Let's not delude ourselves. The ECB's main concern today is not our economic plight, our deflated domestic economy, the businesses that have closed or the jobs that are being lost as consumers lost confidence.
Lives blighted in this fashion are regarded as the collateral damage of an economic emergency, and the price we must pay for not behaving according to the rules of dogmatic monetarism.
With oil prices soaring again, the ECB's obsessions remain those of Germany: inflation, inflation and inflation. Its principal counter-weapon? As always, interest rates.
Last Friday, Trichet, signalling a possible interest rate rise in April, said: "Strong vigilance is warranted with a view to containing upside risks to price stability."
So that's it. Rates will go up at a time when Ireland can least afford it.
The lessons of 2006-2007, when central banks raised interest rates rapidly to counter a huge surge in oil prices driven by a worldwide boom, have not been learned.
Five years ago, the too-rapid interest rate increases triggered a property price collapse in America and Europe, the nightmare of which still haunts us. To oppose the powerful and merciless EU forces, our small country needs a leader of fanatical conviction, will and courage.
This economic emergency is of disastrous proportions and, ideally, we need an Irish version of Winston Churchill to lead the fight. It is plain that we haven't got such a person right now.
All our anger has been spent on a massive anti-Fianna Fail vote which has, at least, brought about change.
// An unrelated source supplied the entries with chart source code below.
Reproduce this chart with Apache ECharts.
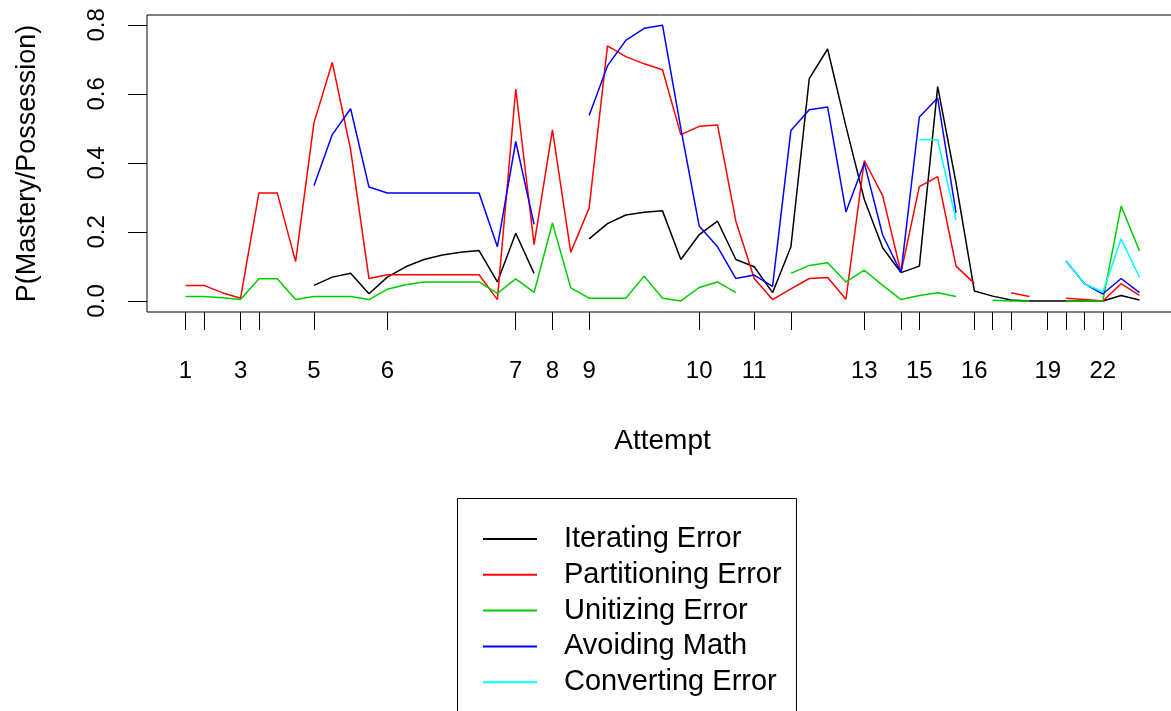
<!DOCTYPE html>
<html>
  <head>
    <meta charset="UTF-8" />
    <title>Mastery per attempt</title>
    <script src="https://cdn.jsdelivr.net/npm/echarts@6.0.0/dist/echarts.min.js"></script>
    <style>
      body { margin: 0; background: #fff; }
    </style>
  </head>
  <body>
    <div id="masteryChart" style="width: 1171px; height: 711px"></div>
  </body>
  <script>
    // x position (observation index) where each attempt starts
    const attemptStart = [1, 2, 4, 5, 8, 12, 19, 21, 23, 29, 32, 34, 38, 40, 41, 44, 45, 46, 48, 49, 50, 51, 52];
    const attemptLabels = ["1", "2", "3", "4", "5", "6", "7", "8", "9", "10", "11", "12", "13", "14", "15", "16", "17", "18", "19", "20", "21", "22", "23"];
    // R dropped the overlapping labels, only these are printed
    const shownAttempts = [1, 3, 5, 6, 7, 8, 9, 10, 11, 13, 15, 16, 19, 22];
    const yTicks = [0, 0.2, 0.4, 0.6, 0.8];

    // one value per observation 1..53, null = missing
    const iterating = [null, null, null, null, null, null, null, 0.045, 0.069, 0.080,
      0.021, 0.069, 0.099, 0.120, 0.133, 0.141, 0.146, 0.055, 0.196, 0.080,
      null, null, 0.180, 0.224, 0.249, 0.257, 0.261, 0.120, 0.192, 0.231,
      0.120, 0.099, 0.024, 0.157, 0.644, 0.730, 0.506, 0.294, 0.154, 0.082,
      0.101, 0.621, 0.342, 0.029, 0.014, 0.003, 0.0, 0.0, 0.0, 0.0,
      0.0, 0.016, 0.003];
    const partitioning = [0.045, 0.045, 0.024, 0.008, 0.313, 0.313, 0.114, 0.516, 0.691, 0.438,
      0.065, 0.076, 0.076, 0.076, 0.076, 0.076, 0.076, 0.004, 0.614, 0.163,
      0.496, 0.141, 0.269, 0.739, 0.708, 0.687, 0.670, 0.482, 0.506, 0.510,
      0.231, 0.065, 0.004, 0.035, 0.065, 0.068, 0.005, 0.407, 0.305, 0.082,
      0.331, 0.360, 0.101, 0.051, null, 0.024, 0.013, null, 0.008, 0.004,
      0.0, 0.050, 0.016];
    const unitizing = [0.013, 0.013, 0.009, 0.004, 0.064, 0.064, 0.004, 0.013, 0.013, 0.013,
      0.004, 0.034, 0.047, 0.055, 0.055, 0.055, 0.055, 0.022, 0.064, 0.025,
      0.226, 0.038, 0.008, 0.008, 0.008, 0.072, 0.008, 0.0, 0.039, 0.055,
      0.024, null, null, 0.080, 0.103, 0.111, 0.055, 0.089, 0.045, 0.004,
      0.016, 0.024, 0.013, null, 0.002, 0.0, 0.0, null, 0.0, 0.0,
      0.0, 0.275, 0.145];
    const avoiding = [null, null, null, null, null, null, null, 0.334, 0.482, 0.557,
      0.330, 0.313, 0.313, 0.313, 0.313, 0.313, 0.313, 0.157, 0.462, 0.222,
      null, null, 0.537, 0.681, 0.755, 0.790, 0.799, 0.500, 0.217, 0.157,
      0.065, 0.075, 0.042, 0.494, 0.554, 0.562, 0.258, 0.400, 0.191, 0.082,
      0.533, 0.588, 0.255, null, null, null, null, null, 0.116, 0.050,
      0.020, 0.065, 0.024];
    const converting = [null, null, null, null, null, null, null, null, null, null,
      null, null, null, null, null, null, null, null, null, null,
      null, null, null, null, null, null, null, null, null, null,
      null, null, null, null, null, null, null, null, null, null,
      0.467, 0.467, 0.234, null, null, null, null, null, 0.116, 0.050,
      0.026, 0.180, 0.068];

    const seriesNames = ["Iterating Error", "Partitioning Error", "Unitizing Error", "Avoiding Math", "Converting Error"];
    const seriesValues = [iterating, partitioning, unitizing, avoiding, converting];
    const seriesColors = ["#000000", "#FF0000", "#00CD00", "#0000FF", "#00FFFF"];

    let myChart = echarts.init(document.getElementById("masteryChart"));

    myChart.setOption({
      animation: false,
      textStyle: { fontFamily: "Liberation Sans, Arial, sans-serif", color: "#000" },
      grid: {
        left: 147,
        top: 15,
        width: 1031,
        height: 297,
        outerBoundsMode: "none",
        show: true,
        borderColor: "#000",
        borderWidth: 1,
      },
      // legend frame runs past the bottom of the picture, like the R output
      graphic: [
        {
          type: "rect",
          shape: { x: 457.5, y: 498.5, width: 339, height: 260 },
          style: { fill: "none", stroke: "#000", lineWidth: 1 },
        },
      ],
      legend: {
        data: seriesNames,
        orient: "vertical",
        left: 483,
        top: 524.5,
        padding: 0,
        icon: "rect",
        itemWidth: 54,
        itemHeight: 2,
        itemGap: 6.8,
        selectedMode: false,
        textStyle: { fontSize: 29, color: "#000", padding: [0, 0, 0, 22] },
      },
      xAxis: {
        type: "value",
        min: -1.1,
        max: 55.1,
        name: "Attempt",
        nameLocation: "middle",
        nameGap: 115,
        nameTextStyle: { fontSize: 28, color: "#000" },
        axisLine: { show: false, onZero: false },
        splitLine: { show: false },
        axisTick: {
          length: 18,
          lineStyle: { color: "#000", width: 1 },
          customValues: attemptStart,
        },
        axisLabel: {
          fontSize: 24,
          color: "#000",
          margin: 47,
          customValues: shownAttempts.map((a) => attemptStart[a - 1]),
          formatter: (v) => attemptLabels[attemptStart.indexOf(v)],
        },
      },
      yAxis: {
        type: "value",
        min: -0.032,
        max: 0.8285,
        name: "P(Mastery/Possession)",
        nameLocation: "middle",
        nameRotate: 90,
        nameGap: 106,
        nameTextStyle: { fontSize: 27, color: "#000" },
        axisLine: { show: false, onZero: false },
        splitLine: { show: false },
        axisTick: {
          show: true,
          length: 19,
          lineStyle: { color: "#000", width: 1 },
          customValues: yTicks,
        },
        axisLabel: {
          fontSize: 24,
          color: "#000",
          rotate: 90,
          margin: 38,
          customValues: yTicks,
          formatter: (v) => v.toFixed(1),
        },
      },
      series: seriesNames.map((name, k) => ({
        name: name,
        type: "line",
        symbol: "none",
        connectNulls: false,
        color: seriesColors[k],
        lineStyle: { color: seriesColors[k], width: 1.5 },
        data: seriesValues[k].map((v, i) => [i + 1, v === null ? "-" : v]),
      })),
    });
  </script>
</html>
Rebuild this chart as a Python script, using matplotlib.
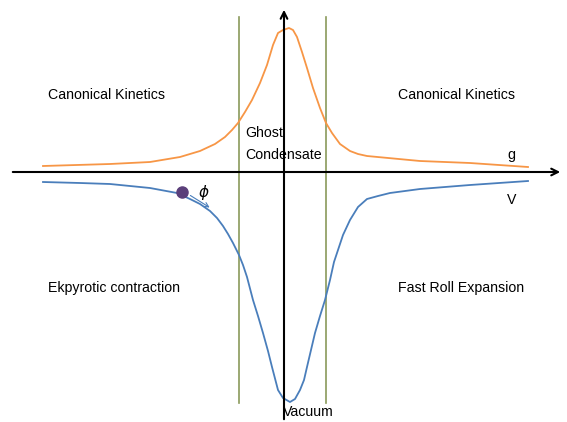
import matplotlib
matplotlib.use("Agg")
import matplotlib.pyplot as plt

# Orange curve g (pixel-space diagram coordinates)
g_x = [43, 110, 150, 180, 200, 215, 225, 232, 238, 245, 252, 260, 267, 273, 278, 283,
       289, 293, 297, 302, 307, 313, 320, 326, 332, 340, 350, 358, 367, 420, 470, 528]
g_y = [166, 164, 162, 157, 151, 144, 137, 130, 123, 112, 100, 83, 65, 45, 33, 30,
       28, 30, 37, 52, 68, 88, 108, 123, 133, 144, 151, 154, 156, 161, 163, 167]

# Blue curve V
v_x = [43, 80, 110, 150, 177, 190, 200, 210, 217, 223, 228, 233, 239, 243, 247, 253,
       258, 263, 268, 272, 278, 283, 290, 295, 300, 304, 307, 311, 315, 320, 325, 330,
       334, 338, 343, 350, 358, 367, 378, 390, 420, 470, 528]
v_y = [182, 183, 184, 188, 193, 199, 204, 211, 218, 226, 234, 243, 255, 265, 277, 300,
       316, 333, 351, 367, 390, 398, 402, 399, 390, 380, 367, 350, 333, 316, 300, 280,
       262, 250, 235, 220, 207, 199, 196, 193, 189, 185, 181]

region_labels = ["Canonical Kinetics", "Canonical Kinetics", "Ekpyrotic contraction",
                 "Fast Roll Expansion"]
region_pos = [(48, 95), (398, 95), (48, 288), (398, 288)]

FONT = "Liberation Sans"
FS = 10.2

fig = plt.figure(figsize=(5.67, 4.22), dpi=100)
ax = fig.add_axes([0, 0, 1, 1])
ax.set_xlim(0, 567)
ax.set_ylim(422, 0)
ax.axis("off")

green = "#8a9a5b"
ax.plot([239, 239], [17, 403], color=green, lw=1.2)
ax.plot([326, 326], [17, 403], color=green, lw=1.2)

# axes arrows
ax.annotate("", xy=(563, 172), xytext=(10, 172),
            arrowprops=dict(arrowstyle="->", color="black", lw=1.5, mutation_scale=12))
ax.annotate("", xy=(284, 7), xytext=(284, 422),
            arrowprops=dict(arrowstyle="->", color="black", lw=1.5, mutation_scale=12))

ax.plot(g_x, g_y, color="#f79646", lw=1.3, solid_joinstyle="round")
ax.plot(v_x, v_y, color="#4a7ebb", lw=1.3, solid_joinstyle="round")

for t, (x, y) in zip(region_labels, region_pos):
    ax.text(x, y, t, fontsize=FS, family=FONT, va="center", ha="left")

ax.text(245, 133, "Ghost", fontsize=FS, family=FONT, va="center", ha="left")
ax.text(245, 155, "Condensate", fontsize=FS, family=FONT, va="center", ha="left")
ax.text(283, 412, "Vacuum", fontsize=FS, family=FONT, va="center", ha="left")
ax.text(511, 155, "g", fontsize=FS, family=FONT, va="center", ha="center")
ax.text(512, 200, "V", fontsize=FS, family=FONT, va="center", ha="center")
ax.text(204, 193, r"$\phi$", fontsize=11, va="center", ha="center")

ax.plot([182], [192], "o", color="#5b3f7a", ms=8)
ax.annotate("", xy=(212, 209), xytext=(188, 194),
            arrowprops=dict(arrowstyle="->", color="#4a7ebb", lw=0.8, mutation_scale=8))

fig.savefig("out.png", dpi=100)
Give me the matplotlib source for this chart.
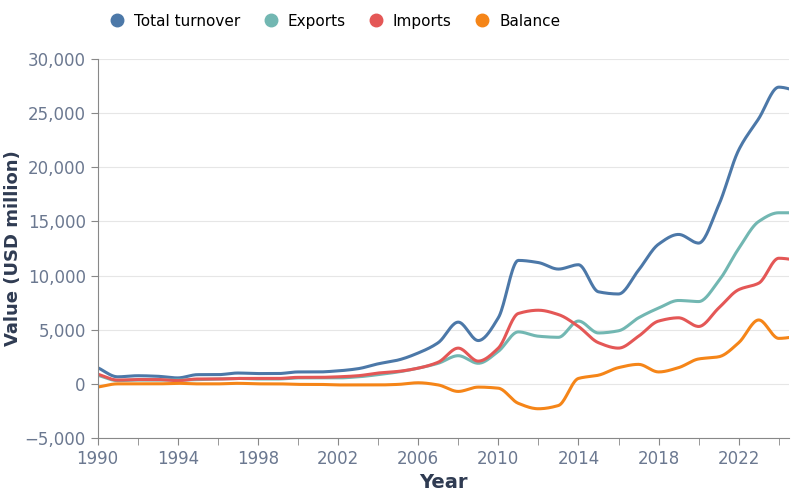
import numpy as np
import matplotlib
matplotlib.use("Agg")
import matplotlib.pyplot as plt
from matplotlib.lines import Line2D

years = list(range(1990, 2026))
total = [1500, 650, 750, 700, 550, 850, 850, 1000, 950, 950, 1100, 1100, 1200, 1400, 1850, 2200,
         2850, 3800, 5700, 4000, 6100, 11400, 11200, 10600, 11000, 8500, 8300, 10500, 12900, 13800,
         13000, 16500, 21600, 24500, 27400, 27000]
exports = [800, 300, 350, 350, 350, 400, 450, 500, 450, 450, 550, 550, 550, 650, 850, 1100,
           1450, 1900, 2600, 1900, 3000, 4800, 4400, 4300, 5800, 4700, 4900, 6100, 7000, 7700,
           7600, 9500, 12500, 15000, 15800, 15800]
imports = [900, 350, 400, 400, 300, 450, 450, 500, 500, 500, 600, 600, 650, 750, 1000, 1150,
           1450, 2000, 3300, 2100, 3300, 6500, 6800, 6400, 5300, 3800, 3300, 4400, 5800, 6100,
           5300, 7000, 8700, 9300, 11600, 11400]
balance = [-300, 0, 0, 0, 50, 0, 0, 50, 0, 0, -50, -50, -100, -100, -100, -50,
           100, -100, -700, -300, -400, -1800, -2300, -2000, 500, 800, 1500, 1800, 1100, 1500,
           2300, 2500, 3800, 5900, 4200, 4400]

series = [("Total turnover", total, "#4c78a8"), ("Exports", exports, "#72b7b2"),
          ("Imports", imports, "#e45756"), ("Balance", balance, "#f58518")]


def monotone(x, y, n=20):
    # Fritsch-Carlson monotone cubic, for smooth drawing only
    x = np.asarray(x, float); y = np.asarray(y, float)
    h = np.diff(x); d = np.diff(y) / h
    m = np.zeros_like(y)
    m[0], m[-1] = d[0], d[-1]
    for i in range(1, len(y) - 1):
        if d[i - 1] * d[i] > 0:
            m[i] = 2 / (1 / d[i - 1] + 1 / d[i])
    xs, ys = [], []
    for i in range(len(h)):
        t = np.linspace(0, 1, n, endpoint=False)
        h00 = 2*t**3 - 3*t**2 + 1; h10 = t**3 - 2*t**2 + t
        h01 = -2*t**3 + 3*t**2; h11 = t**3 - t**2
        xs.extend(x[i] + t*h[i])
        ys.extend(h00*y[i] + h10*h[i]*m[i] + h01*y[i+1] + h11*h[i]*m[i+1])
    xs.append(x[-1]); ys.append(y[-1])
    return xs, ys


fig, ax = plt.subplots(figsize=(8, 5), dpi=100)
fig.subplots_adjust(left=0.122, right=0.986, top=0.882, bottom=0.124)
for name, vals, col in series:
    xs, ys = monotone(years, vals)
    ax.plot(xs, ys, color=col, lw=2.2, solid_capstyle="round")

ax.set_xlim(1990, 2024.5)
ax.set_ylim(-5000, 30000)
ax.set_xticks(range(1990, 2025, 2), minor=True)
ax.set_xticks(range(1990, 2025, 4))
ax.set_yticks(range(-5000, 30001, 5000))
ax.yaxis.set_major_formatter(matplotlib.ticker.FuncFormatter(lambda v, p: f"{int(v):,}".replace("-", "\u2212")))
ax.grid(axis="y", color="#e6e6e6", lw=0.8)
ax.set_axisbelow(True)
for s in ["top", "right"]:
    ax.spines[s].set_visible(False)
for s in ["left", "bottom"]:
    ax.spines[s].set_color("#888888")
ax.tick_params(colors="#888888", labelcolor="#6b7890", labelsize=12, length=5)
ax.tick_params(which="minor", colors="#888888", length=5)
ax.set_xlabel("Year", fontsize=14, fontweight="bold", color="#2f3b52")
ax.set_ylabel("Value (USD million)", fontsize=13, fontweight="bold", color="#2f3b52", labelpad=2)

handles = [Line2D([], [], marker="o", ls="", color=c, markersize=9) for _, _, c in series]
fig.legend(handles, [n for n, _, _ in series], loc="upper left", bbox_to_anchor=(0.11, 1.0),
           ncol=4, frameon=False, fontsize=11, handletextpad=0.1, columnspacing=1.0)
fig.savefig("out.png")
I fear, however, that before long it will be business as usual in the Dail and the political games will go on, and they did last week with the elaborate political choreography masquerading as coalition negotiations.
Am I weary of Irish politics? The answer to that is yes.
Our politicians have entertained us very much recently, but of what real economic use is it all?
Are my views jaundiced and unfair because my own weariness with the political game?
In other words, am I wrong? They may well be so, but I will leave you to be the judge of that. In fact, I hope I'm wrong.